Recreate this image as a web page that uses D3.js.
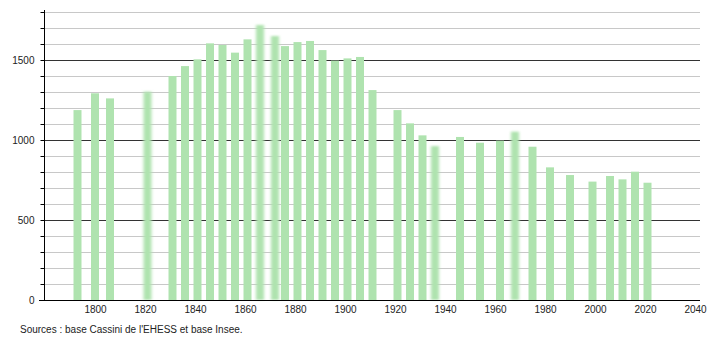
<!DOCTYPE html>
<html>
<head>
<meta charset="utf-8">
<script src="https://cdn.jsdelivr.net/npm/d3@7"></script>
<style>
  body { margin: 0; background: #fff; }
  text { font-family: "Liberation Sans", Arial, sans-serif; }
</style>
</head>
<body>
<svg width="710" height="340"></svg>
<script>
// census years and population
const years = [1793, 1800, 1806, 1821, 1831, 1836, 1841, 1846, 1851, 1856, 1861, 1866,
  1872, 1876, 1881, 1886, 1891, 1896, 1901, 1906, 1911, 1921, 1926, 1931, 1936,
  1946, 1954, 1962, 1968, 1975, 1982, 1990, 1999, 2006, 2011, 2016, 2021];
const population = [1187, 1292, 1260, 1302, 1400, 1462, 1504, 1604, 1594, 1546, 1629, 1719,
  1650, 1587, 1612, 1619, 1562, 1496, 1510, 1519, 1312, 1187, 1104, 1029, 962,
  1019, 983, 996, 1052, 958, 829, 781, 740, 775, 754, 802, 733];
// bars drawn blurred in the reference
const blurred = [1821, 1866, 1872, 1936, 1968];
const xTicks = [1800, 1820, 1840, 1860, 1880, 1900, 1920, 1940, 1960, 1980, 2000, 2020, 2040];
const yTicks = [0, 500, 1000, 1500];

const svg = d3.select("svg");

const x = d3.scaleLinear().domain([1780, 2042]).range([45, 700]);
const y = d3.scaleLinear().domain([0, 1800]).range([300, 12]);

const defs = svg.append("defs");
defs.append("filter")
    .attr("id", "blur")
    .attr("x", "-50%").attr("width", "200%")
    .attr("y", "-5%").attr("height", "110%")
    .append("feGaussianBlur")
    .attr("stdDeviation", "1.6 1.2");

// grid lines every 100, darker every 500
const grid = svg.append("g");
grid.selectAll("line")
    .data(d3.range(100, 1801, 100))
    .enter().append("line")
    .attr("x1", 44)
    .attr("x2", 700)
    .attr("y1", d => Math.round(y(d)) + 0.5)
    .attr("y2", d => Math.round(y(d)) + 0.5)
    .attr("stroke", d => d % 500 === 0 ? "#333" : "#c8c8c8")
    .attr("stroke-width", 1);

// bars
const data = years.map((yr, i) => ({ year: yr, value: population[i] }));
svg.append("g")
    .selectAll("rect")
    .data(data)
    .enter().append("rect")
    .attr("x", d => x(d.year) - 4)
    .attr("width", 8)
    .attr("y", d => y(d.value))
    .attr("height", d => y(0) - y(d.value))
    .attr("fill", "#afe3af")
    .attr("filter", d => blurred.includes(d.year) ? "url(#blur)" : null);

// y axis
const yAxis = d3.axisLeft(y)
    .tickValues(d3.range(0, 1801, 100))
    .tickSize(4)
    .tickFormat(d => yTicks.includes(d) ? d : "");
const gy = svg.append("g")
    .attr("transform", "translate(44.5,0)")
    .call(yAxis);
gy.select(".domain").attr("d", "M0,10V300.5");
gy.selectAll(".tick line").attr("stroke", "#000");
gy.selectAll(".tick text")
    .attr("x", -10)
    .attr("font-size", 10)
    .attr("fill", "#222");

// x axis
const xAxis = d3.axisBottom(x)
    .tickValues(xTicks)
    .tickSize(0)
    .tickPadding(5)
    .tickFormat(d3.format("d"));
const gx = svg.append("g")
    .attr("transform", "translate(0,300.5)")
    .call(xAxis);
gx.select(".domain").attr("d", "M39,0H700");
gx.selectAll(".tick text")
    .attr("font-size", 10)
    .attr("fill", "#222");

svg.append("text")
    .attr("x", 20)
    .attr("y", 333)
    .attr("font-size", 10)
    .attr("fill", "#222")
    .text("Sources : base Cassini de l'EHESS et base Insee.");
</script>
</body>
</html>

What you need to do:
Take the listing above and restate it word for word, without its pictures.

Output of the task:
Recreate this image as a web page that uses D3.js.
<!DOCTYPE html>
<html>
<head>
<meta charset="utf-8">
<script src="https://cdn.jsdelivr.net/npm/d3@7"></script>
<style>
  body { margin: 0; background: #fff; }
  text { font-family: "Liberation Sans", Arial, sans-serif; }
</style>
</head>
<body>
<svg width="710" height="340"></svg>
<script>
// census years and population
const years = [1793, 1800, 1806, 1821, 1831, 1836, 1841, 1846, 1851, 1856, 1861, 1866,
  1872, 1876, 1881, 1886, 1891, 1896, 1901, 1906, 1911, 1921, 1926, 1931, 1936,
  1946, 1954, 1962, 1968, 1975, 1982, 1990, 1999, 2006, 2011, 2016, 2021];
const population = [1187, 1292, 1260, 1302, 1400, 1462, 1504, 1604, 1594, 1546, 1629, 1719,
  1650, 1587, 1612, 1619, 1562, 1496, 1510, 1519, 1312, 1187, 1104, 1029, 962,
  1019, 983, 996, 1052, 958, 829, 781, 740, 775, 754, 802, 733];
// bars drawn blurred in the reference
const blurred = [1821, 1866, 1872, 1936, 1968];
const xTicks = [1800, 1820, 1840, 1860, 1880, 1900, 1920, 1940, 1960, 1980, 2000, 2020, 2040];
const yTicks = [0, 500, 1000, 1500];

const svg = d3.select("svg");

const x = d3.scaleLinear().domain([1780, 2042]).range([45, 700]);
const y = d3.scaleLinear().domain([0, 1800]).range([300, 12]);

const defs = svg.append("defs");
defs.append("filter")
    .attr("id", "blur")
    .attr("x", "-50%").attr("width", "200%")
    .attr("y", "-5%").attr("height", "110%")
    .append("feGaussianBlur")
    .attr("stdDeviation", "1.6 1.2");

// grid lines every 100, darker every 500
const grid = svg.append("g");
grid.selectAll("line")
    .data(d3.range(100, 1801, 100))
    .enter().append("line")
    .attr("x1", 44)
    .attr("x2", 700)
    .attr("y1", d => Math.round(y(d)) + 0.5)
    .attr("y2", d => Math.round(y(d)) + 0.5)
    .attr("stroke", d => d % 500 === 0 ? "#333" : "#c8c8c8")
    .attr("stroke-width", 1);

// bars
const data = years.map((yr, i) => ({ year: yr, value: population[i] }));
svg.append("g")
    .selectAll("rect")
    .data(data)
    .enter().append("rect")
    .attr("x", d => x(d.year) - 4)
    .attr("width", 8)
    .attr("y", d => y(d.value))
    .attr("height", d => y(0) - y(d.value))
    .attr("fill", "#afe3af")
    .attr("filter", d => blurred.includes(d.year) ? "url(#blur)" : null);

// y axis
const yAxis = d3.axisLeft(y)
    .tickValues(d3.range(0, 1801, 100))
    .tickSize(4)
    .tickFormat(d => yTicks.includes(d) ? d : "");
const gy = svg.append("g")
    .attr("transform", "translate(44.5,0)")
    .call(yAxis);
gy.select(".domain").attr("d", "M0,10V300.5");
gy.selectAll(".tick line").attr("stroke", "#000");
gy.selectAll(".tick text")
    .attr("x", -10)
    .attr("font-size", 10)
    .attr("fill", "#222");

// x axis
const xAxis = d3.axisBottom(x)
    .tickValues(xTicks)
    .tickSize(0)
    .tickPadding(5)
    .tickFormat(d3.format("d"));
const gx = svg.append("g")
    .attr("transform", "translate(0,300.5)")
    .call(xAxis);
gx.select(".domain").attr("d", "M39,0H700");
gx.selectAll(".tick text")
    .attr("font-size", 10)
    .attr("fill", "#222");

svg.append("text")
    .attr("x", 20)
    .attr("y", 333)
    .attr("font-size", 10)
    .attr("fill", "#222")
    .text("Sources : base Cassini de l'EHESS et base Insee.");
</script>
</body>
</html>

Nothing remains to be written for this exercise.